I always have a little blank book that I do stuff in, write notes, draw pictures, tape photos.  They tend to be very visual but there are no rules.  I can do anything with them I feel like.  It’s a place to keep track of the now, make art, spend time with myself.  Here is a two minute video I made of one of the books a few years ago.  I give all the books names and this book was called Don’t Speak.

A friend of mine, Mick Kubiak*, also does this.  In addition, she has two specialty books that are only for art and each one has a theme. Trucks was completed some time ago and Circles is currently in process.  Every time I visit her, I ask to look at what she had added in the Circles book.  It is a great pleasure to see this body of work as it is being born, to witness the process, to see how previous drawings influence future drawings, how the drawings change over time, to see new breakthroughs in her technique.   I just adore her art work.  It really inspires me.

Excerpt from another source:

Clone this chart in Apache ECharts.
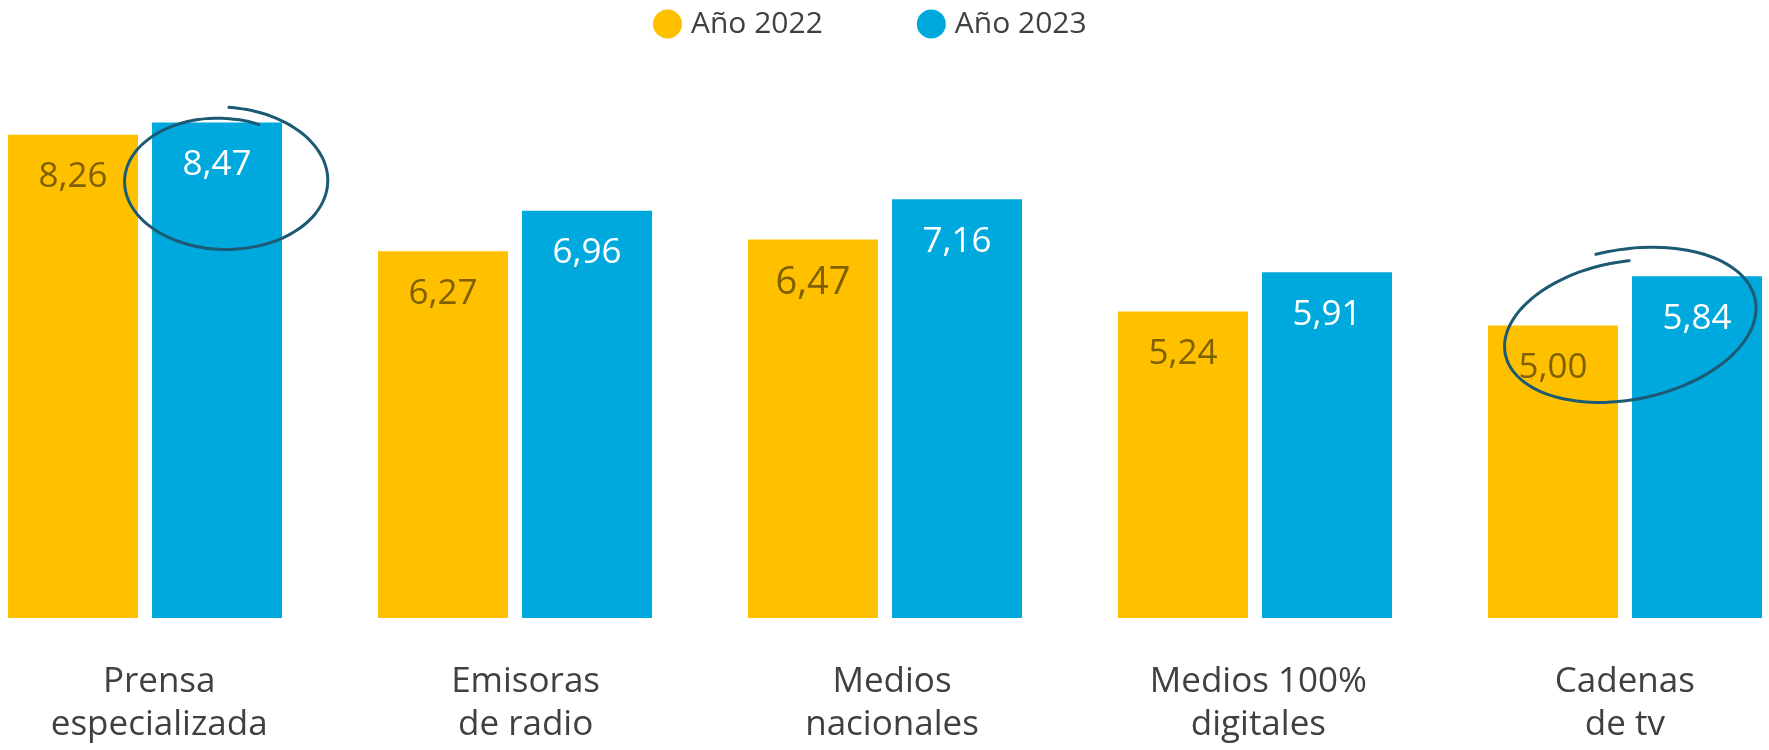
<!DOCTYPE html>
<html>
<head>
<meta charset="utf-8">
<script src="https://cdn.jsdelivr.net/npm/echarts@6/dist/echarts.min.js"></script>
<style>
    html, body { margin: 0; padding: 0; background: #fff; overflow: hidden; }
    /* the outer groups are cut by the page edge, so the chart is wider than the window */
    #chart { width: 1850px; height: 750px; margin-left: -40px; }
</style>
</head>
<body>
<div id="chart"></div>
<script>
    var categories = ['Prensa\nespecializada', 'Emisoras\nde radio', 'Medios\nnacionales', 'Medios 100%\ndigitales', 'Cadenas\nde tv'];
    var seriesNames = ['Año 2022', 'Año 2023'];
    var values2022 = [8.26, 6.27, 6.47, 5.24, 5.00];
    var values2023 = [8.47, 6.96, 7.16, 5.91, 5.84];

    var chartDom = document.getElementById('chart');
    var myChart = echarts.init(chartDom);
    var font = '"Open Sans", "Noto Sans", sans-serif';
    var shift = 40; // container offset

    function fmt(p) {
        return p.value.toFixed(2).replace('.', ',');
    }

    // hand drawn ring, a loop that does not quite close
    function scribble(cx, cy, rx, ry, rot, s0, s1, t0, t1) {
        var pts = [];
        var n = 80;
        for (var i = 0; i <= n; i++) {
            var k = i / n;
            var t = t0 + (t1 - t0) * k;
            var s = s0 + (s1 - s0) * k;
            var x = rx * s * Math.cos(t);
            var y = ry * s * Math.sin(t);
            pts.push([
                shift + cx + x * Math.cos(rot) - y * Math.sin(rot),
                cy + x * Math.sin(rot) + y * Math.cos(rot)
            ]);
        }
        return pts;
    }

    var ringStyle = { stroke: '#1c5a74', lineWidth: 3, fill: null, lineCap: 'round' };

    var option = {
        animation: false,
        textStyle: { fontFamily: font },
        legend: {
            data: seriesNames,
            left: 648 + shift,
            top: 4,
            icon: 'circle',
            itemWidth: 29,
            itemHeight: 29,
            itemGap: 94,
            textStyle: {
                fontSize: 30,
                color: '#404040',
                fontFamily: font,
                padding: [0, 0, 0, 4]
            }
        },
        grid: [
            { left: 0, right: 0, top: 33, bottom: 132 },
            // category labels sit on a slightly narrower band than the bars
            { left: 16, right: 2, top: 33, bottom: 132 }
        ],
        xAxis: [
            {
                type: 'category',
                data: categories,
                gridIndex: 0,
                axisLine: { show: false },
                axisTick: { show: false },
                axisLabel: { show: false }
            },
            {
                type: 'category',
                data: categories,
                gridIndex: 1,
                axisLine: { show: false },
                axisTick: { show: false },
                axisLabel: {
                    margin: 43,
                    fontSize: 35,
                    lineHeight: 43,
                    color: '#404040',
                    fontFamily: font,
                    interval: 0
                }
            }
        ],
        yAxis: [
            { type: 'value', min: 0, max: 10, show: false, gridIndex: 0 },
            { type: 'value', min: 0, max: 10, show: false, gridIndex: 1 }
        ],
        series: [
            {
                name: seriesNames[0],
                type: 'bar',
                data: values2022.map(function (v, i) {
                    // the 6,47 label is a touch larger in the source
                    if (i === 2) {
                        return { value: v, label: { fontSize: 38, distance: 25 } };
                    }
                    return v;
                }),
                barWidth: 130,
                barGap: '10.8%',
                itemStyle: { color: '#ffc000' },
                label: {
                    show: true,
                    position: 'insideTop',
                    distance: 25,
                    fontSize: 35,
                    color: '#7f6000',
                    fontFamily: font,
                    formatter: fmt
                }
            },
            {
                name: seriesNames[1],
                type: 'bar',
                data: values2023,
                barWidth: 130,
                barGap: '10.8%',
                itemStyle: { color: '#00a9dd' },
                label: {
                    show: true,
                    position: 'insideTop',
                    distance: 25,
                    fontSize: 35,
                    color: '#ffffff',
                    fontFamily: font,
                    formatter: fmt
                }
            }
        ],
        graphic: [
            {
                type: 'polyline',
                z: 100,
                shape: {
                    points: scribble(222, 181, 98, 66, 0.02, 1.12, 0.94, -Math.PI / 2 + 0.05, 3 * Math.PI / 2 + 0.4),
                    smooth: 0.3
                },
                style: ringStyle
            },
            {
                type: 'polyline',
                z: 100,
                shape: {
                    points: scribble(1625, 328, 124, 70, -0.2, 1.12, 0.94, -Math.PI / 2 - 0.1, 3 * Math.PI / 2 + 0.15),
                    smooth: 0.3
                },
                style: ringStyle
            }
        ]
    };

    option && myChart.setOption(option);
</script>
</body>
</html>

When I was in London last year, I bought a 5 1/2 inch square black hardcover blank book from a magical art supply store called L. Cornelissen & Son.  Their shop is on Great Russell Street, close to the British Museum.   At the time of purchase I was already working in a purple leather bound book titled iPhone Dynasty.  It’s named after the 2nd page in the book which is a drawing of an iPhone.  If you are interested in seeing the drawing, I posted it on June 9th, 2014 in my entry Enter the iPhone. Over the course of 2014 I started doing a considerable number of abstracts in iPhone Dynasty such as:

ID_purle_blue_abstract_small

It started to occur to me that I could use the British book in the same way Mick does and make it an abstracts only book.  It would be cool to have an art only book, something I could show people without censorship.  However, I didn’t like the idea of giving up my “freedom”. What if Andy said something funny and I wanted to write it down, where would it go? Olive couldn’t draw in it. I couldn’t just whip something off or do whatever I felt like.  It would have to be “good”. How was that going to be fun?  The imaginary pressure was intense.  I mentally hemmed and hawed.  I didn’t do anything for a while.

Then I ran out of pages in iPhone Dynasty so I made a drawing in the new book. I didn’t like it very much and felt irritated. I made another drawing and liked it a lot.  I felt excited.  I made another and another and another.  I showed Andy and Olive.  Olive loved one of the spreads and insisted I not touch it again. Then Olive did some abstract work, an unprecedented departure from drawing ponies non stop. Andy did some abstract work.  What was going on?  I fixed the bad drawing.  That gave me a new rule. All drawings must be good!  We will work on everything until we like it!

With each addition, my desire to do more grew until I found myself where I am now, thinking that working in this book is the current great pleasure in life.  It reminds me of when I was painting.  It’s very satisfying to be adding to a body of work.  There is a feeling of sublime accomplishment.  It’s not just the output but the quivering harmony of surprise and ownership that one feels when viewing something you made from nothing.  How did I do that?  I really don’t know and yet I really did do it.

It’s a benign addiction.  What marvelous thing might I make next?  Of course this delight is intermingled more or less continuously with disgust.  How will I ever make THAT work?  Why did I make the background puke pink?  Did I just draw a hole through the paper?!!  That edge of disgust and delight is fascinating terrain. In my experience, that is where originality comes from.  I am not saying I am all that original but as an artist, I have to know how to get ideas.  I have to be good at it. This is where I sharpen my knife.

In the future, I am going to post photos from the drawings in this book and talk about them.  So stay tuned if that’s your bag.

Thank you to Mick for the inspiration.  Nothing gives others permission more than your own actions.